I have one question:  if LosPrimos closes, where will this man get his 
groceries?  Whole Foods?

I sometimes hear people who live in other parts of Durham say that LosPrimos is 
"not much of a grocery story," presumably because it is not the size of a 
suburban Harris-Teeter (i.e., the size of a small airport with a parking lot the 
size of a runway) and doesn't sell fourteen different varieties of organic 
mushrooms.  But I will tell you something that LosPrimos does have:  a van with 
free delivery.  What other grocery store in Durham does that?  It offers free 
delivery, of course, because it understands how many of its customers do not 
have automobiles, and cannot easily carry a week's worth of groceries for a 
family of five.  You and I can shop anywhere we want, but many, many people in 
my neighborhood cannot.  And I will tell you something else that LosPrimos has: 
 jobs.  If it goes out of business, where will those people get new jobs, and 
why on earth should the City government be trying to kill a business that 
provides jobs in an economically depressed part of the City?

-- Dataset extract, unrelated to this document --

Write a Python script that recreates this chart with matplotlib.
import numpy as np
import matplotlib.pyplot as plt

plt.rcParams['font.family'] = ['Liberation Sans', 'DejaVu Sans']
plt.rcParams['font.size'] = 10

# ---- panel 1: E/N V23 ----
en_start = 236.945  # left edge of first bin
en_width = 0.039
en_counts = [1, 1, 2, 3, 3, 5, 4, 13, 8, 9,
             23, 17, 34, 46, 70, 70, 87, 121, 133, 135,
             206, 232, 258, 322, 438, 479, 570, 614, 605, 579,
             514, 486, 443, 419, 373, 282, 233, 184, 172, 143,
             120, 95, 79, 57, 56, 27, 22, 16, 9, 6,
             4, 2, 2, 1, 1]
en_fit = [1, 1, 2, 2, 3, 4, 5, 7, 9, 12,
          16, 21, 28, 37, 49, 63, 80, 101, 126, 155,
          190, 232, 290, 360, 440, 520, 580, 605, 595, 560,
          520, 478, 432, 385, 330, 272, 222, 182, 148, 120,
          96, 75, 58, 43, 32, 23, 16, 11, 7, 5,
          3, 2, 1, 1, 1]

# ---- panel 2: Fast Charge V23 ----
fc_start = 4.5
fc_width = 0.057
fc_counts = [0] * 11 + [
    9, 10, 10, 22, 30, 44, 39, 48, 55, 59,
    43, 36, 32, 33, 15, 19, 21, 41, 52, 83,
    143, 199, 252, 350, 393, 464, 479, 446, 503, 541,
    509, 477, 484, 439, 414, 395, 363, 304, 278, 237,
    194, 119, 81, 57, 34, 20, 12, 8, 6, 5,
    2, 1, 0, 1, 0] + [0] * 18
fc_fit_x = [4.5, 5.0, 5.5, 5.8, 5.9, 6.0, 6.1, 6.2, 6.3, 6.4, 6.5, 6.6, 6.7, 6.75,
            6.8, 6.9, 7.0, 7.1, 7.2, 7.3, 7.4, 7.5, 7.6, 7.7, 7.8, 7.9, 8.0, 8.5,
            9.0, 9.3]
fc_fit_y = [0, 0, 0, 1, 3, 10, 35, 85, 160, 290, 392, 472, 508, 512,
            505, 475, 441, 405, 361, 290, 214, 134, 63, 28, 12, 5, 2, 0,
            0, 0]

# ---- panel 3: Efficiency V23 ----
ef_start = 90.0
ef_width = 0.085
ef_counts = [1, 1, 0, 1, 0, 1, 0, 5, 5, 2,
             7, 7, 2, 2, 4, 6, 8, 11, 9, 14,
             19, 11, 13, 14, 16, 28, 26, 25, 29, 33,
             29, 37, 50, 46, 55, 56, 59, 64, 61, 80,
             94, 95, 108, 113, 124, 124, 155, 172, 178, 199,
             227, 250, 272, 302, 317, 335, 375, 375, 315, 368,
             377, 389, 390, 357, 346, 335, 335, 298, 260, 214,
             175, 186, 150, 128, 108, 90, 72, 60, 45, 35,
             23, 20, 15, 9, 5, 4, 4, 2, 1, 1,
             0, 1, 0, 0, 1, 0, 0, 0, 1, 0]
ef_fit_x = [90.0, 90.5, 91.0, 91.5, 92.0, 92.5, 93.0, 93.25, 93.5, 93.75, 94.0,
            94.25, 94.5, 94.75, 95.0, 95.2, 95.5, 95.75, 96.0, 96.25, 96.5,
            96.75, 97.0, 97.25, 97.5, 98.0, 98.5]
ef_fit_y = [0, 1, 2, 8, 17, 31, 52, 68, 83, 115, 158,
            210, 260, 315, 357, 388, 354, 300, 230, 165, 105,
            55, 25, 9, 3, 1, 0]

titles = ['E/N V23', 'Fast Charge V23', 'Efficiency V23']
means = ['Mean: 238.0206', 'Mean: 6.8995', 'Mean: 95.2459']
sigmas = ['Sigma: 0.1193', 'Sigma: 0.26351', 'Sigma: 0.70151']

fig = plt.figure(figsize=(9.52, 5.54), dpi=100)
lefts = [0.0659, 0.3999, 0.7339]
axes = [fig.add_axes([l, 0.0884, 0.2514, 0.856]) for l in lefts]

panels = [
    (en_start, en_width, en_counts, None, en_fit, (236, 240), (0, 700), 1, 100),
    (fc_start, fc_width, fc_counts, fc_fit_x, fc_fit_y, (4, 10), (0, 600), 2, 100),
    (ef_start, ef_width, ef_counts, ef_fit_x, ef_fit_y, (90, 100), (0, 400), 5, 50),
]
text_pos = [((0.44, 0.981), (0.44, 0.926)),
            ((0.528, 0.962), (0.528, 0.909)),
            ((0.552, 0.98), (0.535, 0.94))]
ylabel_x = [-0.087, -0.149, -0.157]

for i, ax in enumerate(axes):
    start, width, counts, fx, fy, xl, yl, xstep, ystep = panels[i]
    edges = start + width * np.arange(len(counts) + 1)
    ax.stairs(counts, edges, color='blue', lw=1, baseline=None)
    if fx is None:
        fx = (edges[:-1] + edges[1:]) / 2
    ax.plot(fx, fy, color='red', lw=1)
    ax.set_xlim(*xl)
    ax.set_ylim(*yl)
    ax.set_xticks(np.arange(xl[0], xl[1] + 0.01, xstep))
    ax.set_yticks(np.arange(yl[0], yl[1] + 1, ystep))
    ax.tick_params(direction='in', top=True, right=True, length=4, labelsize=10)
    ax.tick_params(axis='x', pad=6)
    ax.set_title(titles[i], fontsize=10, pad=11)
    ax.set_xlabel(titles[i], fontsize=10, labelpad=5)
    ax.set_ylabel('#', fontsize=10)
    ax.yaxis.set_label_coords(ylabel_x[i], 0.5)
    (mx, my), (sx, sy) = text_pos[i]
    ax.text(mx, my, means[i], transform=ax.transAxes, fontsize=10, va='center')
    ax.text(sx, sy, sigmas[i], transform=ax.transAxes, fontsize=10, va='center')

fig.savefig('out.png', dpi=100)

The grocery store has been called an "environmental justice" issue, and, before 
I moved to this neighborhood, that just sounded like legalese to me.  Now I know 
that it really is an issue of social justice.  Some people evidently want to 
kill a small business that employes numerous people and provides a vital service 
to some of the most vulnerable people in our City:  the old and the poor.

Please do not join the people trying to destroy LosPrimos.